Short exercise »
Take every line where the string "this" appears and copy it.

Records shown »
= = = = =

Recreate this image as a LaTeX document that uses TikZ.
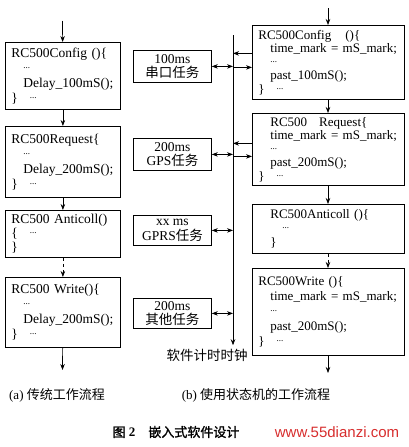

= = = = =

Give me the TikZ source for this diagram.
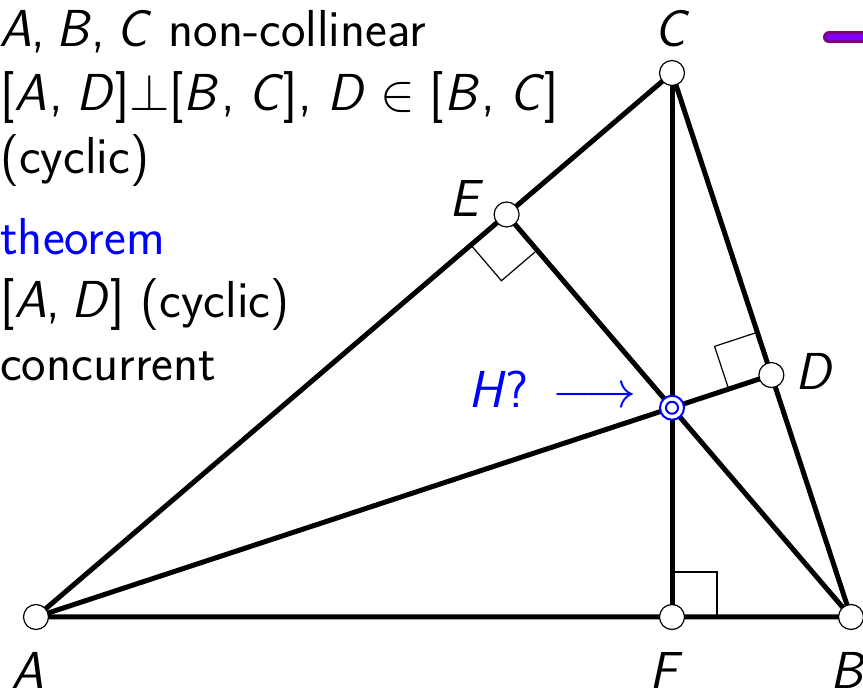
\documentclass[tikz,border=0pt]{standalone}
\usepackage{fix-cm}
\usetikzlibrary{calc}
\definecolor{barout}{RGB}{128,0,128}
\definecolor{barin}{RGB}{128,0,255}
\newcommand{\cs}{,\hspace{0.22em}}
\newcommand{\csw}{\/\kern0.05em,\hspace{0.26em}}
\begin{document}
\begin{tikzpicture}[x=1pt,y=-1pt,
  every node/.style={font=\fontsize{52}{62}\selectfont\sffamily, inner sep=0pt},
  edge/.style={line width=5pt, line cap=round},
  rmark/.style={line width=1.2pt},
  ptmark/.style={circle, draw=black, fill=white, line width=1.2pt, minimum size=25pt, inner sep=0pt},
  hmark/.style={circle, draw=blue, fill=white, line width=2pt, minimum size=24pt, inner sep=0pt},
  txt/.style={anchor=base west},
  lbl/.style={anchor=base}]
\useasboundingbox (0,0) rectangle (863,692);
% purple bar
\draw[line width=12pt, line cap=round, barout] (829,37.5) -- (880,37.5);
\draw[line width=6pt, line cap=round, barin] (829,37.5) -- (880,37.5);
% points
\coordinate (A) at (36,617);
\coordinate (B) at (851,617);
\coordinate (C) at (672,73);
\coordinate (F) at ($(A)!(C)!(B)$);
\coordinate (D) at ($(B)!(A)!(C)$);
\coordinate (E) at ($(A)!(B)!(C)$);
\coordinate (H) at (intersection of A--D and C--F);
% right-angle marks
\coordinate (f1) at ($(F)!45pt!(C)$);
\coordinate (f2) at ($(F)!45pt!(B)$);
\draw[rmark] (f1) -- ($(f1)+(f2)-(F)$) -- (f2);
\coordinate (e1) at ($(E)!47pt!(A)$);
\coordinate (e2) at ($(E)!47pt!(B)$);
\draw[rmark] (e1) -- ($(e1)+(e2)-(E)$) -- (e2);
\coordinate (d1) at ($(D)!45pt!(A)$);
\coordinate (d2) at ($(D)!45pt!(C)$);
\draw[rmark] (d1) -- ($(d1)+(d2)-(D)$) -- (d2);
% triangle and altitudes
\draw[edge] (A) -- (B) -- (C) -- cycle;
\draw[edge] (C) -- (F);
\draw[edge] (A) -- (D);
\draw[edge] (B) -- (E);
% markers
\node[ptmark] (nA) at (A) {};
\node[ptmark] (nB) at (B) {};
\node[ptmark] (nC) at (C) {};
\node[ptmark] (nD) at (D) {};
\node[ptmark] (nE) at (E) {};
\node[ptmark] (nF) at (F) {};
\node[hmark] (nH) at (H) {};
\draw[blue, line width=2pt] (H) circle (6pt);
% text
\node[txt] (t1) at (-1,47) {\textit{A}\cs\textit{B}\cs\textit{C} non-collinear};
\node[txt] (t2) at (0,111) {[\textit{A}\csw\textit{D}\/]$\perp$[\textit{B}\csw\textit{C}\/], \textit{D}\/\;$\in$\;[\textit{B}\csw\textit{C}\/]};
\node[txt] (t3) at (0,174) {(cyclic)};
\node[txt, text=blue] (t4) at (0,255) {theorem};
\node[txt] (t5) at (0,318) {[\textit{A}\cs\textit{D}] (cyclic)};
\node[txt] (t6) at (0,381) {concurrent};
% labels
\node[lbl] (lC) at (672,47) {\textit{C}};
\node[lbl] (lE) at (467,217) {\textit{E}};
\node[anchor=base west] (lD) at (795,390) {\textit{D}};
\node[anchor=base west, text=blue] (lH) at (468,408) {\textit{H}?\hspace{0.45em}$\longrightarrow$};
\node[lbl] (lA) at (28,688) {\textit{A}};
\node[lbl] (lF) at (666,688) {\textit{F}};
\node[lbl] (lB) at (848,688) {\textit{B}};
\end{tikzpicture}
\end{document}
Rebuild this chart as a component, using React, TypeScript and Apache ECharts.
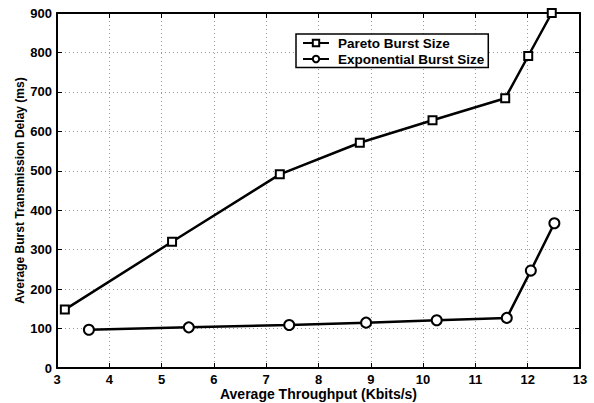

= = = = =

Completed task »
Recreate this image as a LaTeX document that uses TikZ.
Give me the TikZ source for this diagram.
Rebuild this chart as a component, using React, TypeScript and Apache ECharts.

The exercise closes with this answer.